A statement of the time, place and purpose of any closed meeting, along with the record of any votes during such meetings, would have to be included in the association minutes.
The bill would require that all associations make its books and records available for examination and copying by any lot owner or mortgage-holder. It would allow associations to impose reasonable charges for copying books and records.
The bill would allow an association to extend to mortgagees or beneficiaries of deeds of trust encumbering the lots the right to approve specified actions of the association, but not if such a requirement for approval would give mortgage-holders control over general administrative affairs of the association.

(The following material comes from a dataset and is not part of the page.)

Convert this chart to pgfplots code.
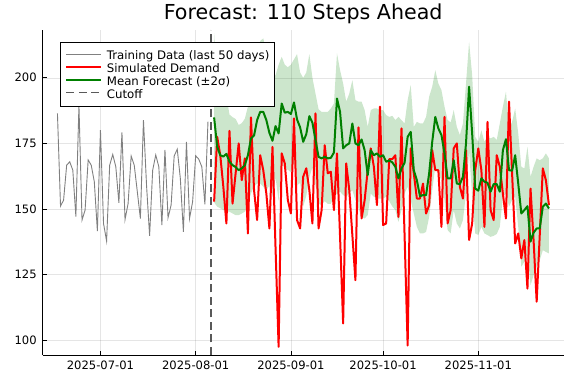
\documentclass[border=0pt]{standalone}
\usepackage{fontspec}
\setmainfont{DejaVu Sans}
\usepackage{pgfplots}
\usepackage{pgfplotstable}
\pgfplotsset{compat=1.18}
\usepgfplotslibrary{fillbetween}
\definecolor{pgreen}{RGB}{0,128,0}
\definecolor{pred}{RGB}{255,0,0}
\definecolor{pgray}{RGB}{128,128,128}

\pgfplotstableread{
d v
-14 186.4
-13 151.1
-12 153.4
-11 166.7
-10 168.0
-9 164.8
-8 147.1
-7 189.5
-6 145.8
-5 149.6
-4 168.7
-3 166.7
-2 160.4
-1 141.6
0 180.1
1 144.5
2 137.8
3 166.7
4 170.8
5 166.1
6 152.4
7 179.2
8 146.0
9 152.1
10 170.2
11 166.7
12 156.6
13 146.4
14 183.9
15 159.1
16 139.8
17 164.8
18 170.6
19 166.1
20 143.9
21 172.5
22 146.7
23 151.5
24 170.2
25 172.8
26 161.7
27 141.3
28 175.6
29 146.4
30 152.8
31 170.3
32 169.0
33 166.1
34 151.8
35 183.3
}\train

\pgfplotstableread{
k red mean lo up
37 152.8 184.9 152.5 217.0
38 177.5 173.7 150.9 196.5
39 170.5 170.5 150.3 190.7
40 158.5 170.0 149.6 190.0
41 144.5 171.0 149.0 193.0
42 179.8 168.0 149.0 186.0
43 152.1 166.7 148.3 185.0
44 163.6 166.0 147.7 184.3
45 175.0 164.8 147.7 182.0
46 161.0 165.5 148.3 182.7
47 169.3 166.7 149.0 184.4
48 140.7 170.5 152.1 189.0
49 184.9 176.9 155.9 198.0
50 157.2 178.0 158.5 197.5
51 145.8 183.9 159.7 208.0
52 170.5 187.0 159.7 214.0
53 164.8 187.0 158.5 215.0
54 155.9 183.9 157.0 210.0
55 142.6 179.0 159.0 199.0
56 173.7 176.0 155.0 200.0
57 135.0 181.6 162.0 201.0
58 97.5 178.8 153.0 205.0
59 171.2 190.2 168.0 208.0
60 167.4 186.7 165.0 205.0
61 153.4 187.0 165.0 204.0
62 148.3 186.2 164.0 205.0
63 184.5 190.6 168.0 207.0
64 145.8 184.1 159.0 209.0
65 142.6 181.1 160.0 202.0
66 162.3 175.6 151.0 200.0
67 165.5 178.5 155.0 202.0
68 157.2 185.4 162.0 209.0
69 144.5 182.9 166.0 200.0
70 186.4 176.3 159.0 194.0
71 142.6 169.9 152.0 188.0
72 149.6 169.3 151.5 187.0
73 174.3 169.9 153.0 187.0
74 163.6 169.3 152.0 187.0
75 164.2 169.5 152.0 188.3
76 149.6 171.5 154.7 190.2
77 171.2 192.1 155.9 209.3
78 139.4 187.0 156.6 202.9
79 106.4 173.1 155.3 197.8
80 167.4 174.3 154.7 190.9
81 157.2 175.0 155.9 194.0
82 140.1 182.6 157.2 199.1
83 122.9 175.0 153.4 191.5
84 181.1 174.3 150.2 190.9
85 146.4 176.5 147.0 190.9
86 153.4 172.4 146.4 187.7
87 164.8 162.9 147.7 181.3
88 173.1 172.4 155.9 187.7
89 166.1 170.5 154.7 188.3
90 151.5 171.2 154.0 188.3
91 189.0 169.9 154.0 187.7
92 143.9 170.5 154.0 187.7
93 144.5 168.0 154.7 185.8
94 169.0 168.5 153.0 185.1
95 169.0 167.8 151.0 185.5
96 170.5 166.1 149.6 183.9
97 147.0 161.7 145.1 185.1
98 180.7 165.5 149.6 183.9
99 140.0 167.6 155.9 182.6
100 98.0 177.5 158.5 191.5
101 173.1 179.4 153.4 197.2
102 163.6 164.8 148.3 181.3
103 154.0 161.0 143.2 183.2
104 154.0 154.9 140.7 182.6
105 159.7 155.3 140.7 182.6
106 148.3 155.3 141.3 185.1
107 151.5 163.6 147.0 192.8
108 172.4 175.6 157.2 196.6
109 164.8 185.1 166.1 202.9
110 164.8 180.7 163.6 197.8
111 143.2 178.2 161.0 195.3
112 185.1 171.2 153.4 189.0
113 144.5 161.7 142.0 183.9
114 149.6 161.7 140.7 183.0
115 173.1 168.6 149.6 187.7
116 175.0 159.7 144.5 181.3
117 158.5 159.5 142.6 178.2
118 154.0 162.3 145.8 182.6
119 172.4 175.0 155.9 197.8
120 138.2 196.6 172.0 213.7
121 144.5 178.8 155.0 201.0
122 164.8 157.8 140.7 177.5
123 173.1 157.0 140.1 175.6
124 164.8 161.7 143.2 180.0
125 143.2 160.4 140.7 175.6
126 183.2 160.0 140.1 177.5
127 149.6 156.6 139.4 176.9
128 145.8 159.5 139.8 177.5
129 170.5 159.5 140.5 176.3
130 166.1 156.6 143.2 182.6
131 155.9 172.4 154.7 189.0
132 146.4 176.6 155.9 194.7
133 190.9 164.8 150.9 181.0
134 163.6 164.6 153.4 183.2
135 136.9 170.5 154.7 188.3
136 140.7 159.7 143.2 178.8
137 131.2 148.3 128.0 166.1
138 138.2 149.6 129.9 165.5
139 119.7 151.1 133.1 173.7
140 157.8 137.6 121.0 162.3
141 138.0 141.0 124.8 166.1
142 114.7 142.6 128.0 169.3
143 140.0 142.6 130.5 168.6
144 165.5 150.9 134.3 169.3
145 161.0 152.1 133.7 171.2
146 151.5 150.2 133.1 169.3
}\fc

\begin{document}
\begin{tikzpicture}
\begin{axis}[
  at={(0bp,0bp)}, anchor=south west,
  scale only axis, width=521bp, height=325bp,
  xmin=-18.8, xmax=150.8, ymin=94.4, ymax=218.2,
  axis x line*=bottom, axis y line*=left,
  axis line style={-, black, line width=0.8bp},
  xtick={0,31,62,92,123},
  xticklabels={2025-07-01,2025-08-01,2025-09-01,2025-10-01,2025-11-01},
  ytick={100,125,150,175,200},
  tick align=inside, major tick length=4bp,
  tick style={black, line width=0.6bp},
  grid=major, grid style={black, opacity=0.1, line width=0.5bp},
  ticklabel style={font=\fontsize{11.6}{13}\selectfont},
  xticklabel style={yshift=-2.8bp},
  yticklabel style={xshift=-2.5bp},
  /pgf/number format/assume math mode=true,
  title={Forecast: 110 Steps Ahead},
  title style={font=\fontsize{20.7}{24}\selectfont, at={(0.5,1)}, anchor=base, yshift=4.7bp},
  legend style={at={(0.0332,0.9641)}, anchor=north west, draw=black, line width=0.8bp,
    fill=white, inner xsep=5bp, inner ysep=6.6bp, row sep=0pt,
    font=\fontsize{11.8}{13}\selectfont,
    nodes={inner sep=0pt, text height=11bp, text depth=1.8bp},
    /tikz/every odd column/.append style={column sep=4.5bp}},
  legend cell align=left,
  legend image code/.code={\draw[#1] (0bp,0.8bp) -- (35bp,0.8bp);},
]
\addplot[pgray, line width=0.9bp] table[x=d, y=v] {\train};
\addlegendentry{Training Data (last 50 days)}
\addplot[pred, line width=2bp, line join=round] table[x=k, y=red] {\fc};
\addlegendentry{Simulated Demand}
\addplot[name path=up, draw=none, forget plot] table[x=k, y=up] {\fc};
\addplot[name path=lo, draw=none, forget plot] table[x=k, y=lo] {\fc};
\addplot[fill=pgreen, fill opacity=0.2, draw=none, forget plot, on layer=main] fill between[of=up and lo];
\addplot[pgreen, line width=2bp, line join=round] table[x=k, y=mean] {\fc};
\addlegendentry{Mean Forecast (±2σ)}
\addplot[black!65, line width=1.6bp, dash pattern=on 8bp off 4.5bp] coordinates {(36,94.4) (36,218.2)};
\addlegendentry{Cutoff}
\end{axis}
\pgfresetboundingbox
\useasboundingbox (-42.7bp,-29bp) rectangle (533.3bp,355bp);
\end{tikzpicture}
\end{document}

The proposed bill would require less extensive disclosure of documents for associations of 12 houses or less or in the case of a homeowner offering his home in a subdivision for resale. In those cases, the law would require that prospective buyers be given the name, address and telephone number of the management agent of the homeowners association and that any questions of the prospective buyer be answered.
In the case of resales, the seller would also have to give the prospective buyer a statement as to whether the lot is located within a development, how much monthly dues or assessments imposed by the association had been over the last 12 months and a statement on the seller's knowledge of any unsatisfied judgments or pending law suits against the homeowners association.
The provision for implied warranties would only be applied to homeowners associations created after the effective date of the law, or for developments that had not yet sold 50 percent of the homes that would be in the association. The open meetings and open records requirements would not be applied to associations with fewer than 12 homes.
All the other provisions, including the right of rescision, the requirement for open meetings and books, the rights of secured lenders and the insurance requirements, would be applied to all existing homeowners associations in Maryland.
Under the proposed bill, local jurisdictions would not be allowed to enact additional regulations for homeowners associations, as commission members said they believe the bill provides adequate consumer protections. Winston said, however, that the commission might add a provision to the proposed bill later this month that would allow localities to enact regulations specifically requiring a homeowners association to use dispute resolution before taking cases to court, as Montgomery County now requires for such groups.
Winston said the commission decided against requiring homeowners associations to register with the state because of the workload it would place on the state and because the commission felt that registration requirements would be overly burdensome.
"We felt that going from no regulations to requiring registration would be heavy-handed," said Winston. "Instead, the bill provides fairly substantial consumer protections and we want to see if this will solve the problems. If it doesn't, we might suggest at a later date that homeowners associations be required to register."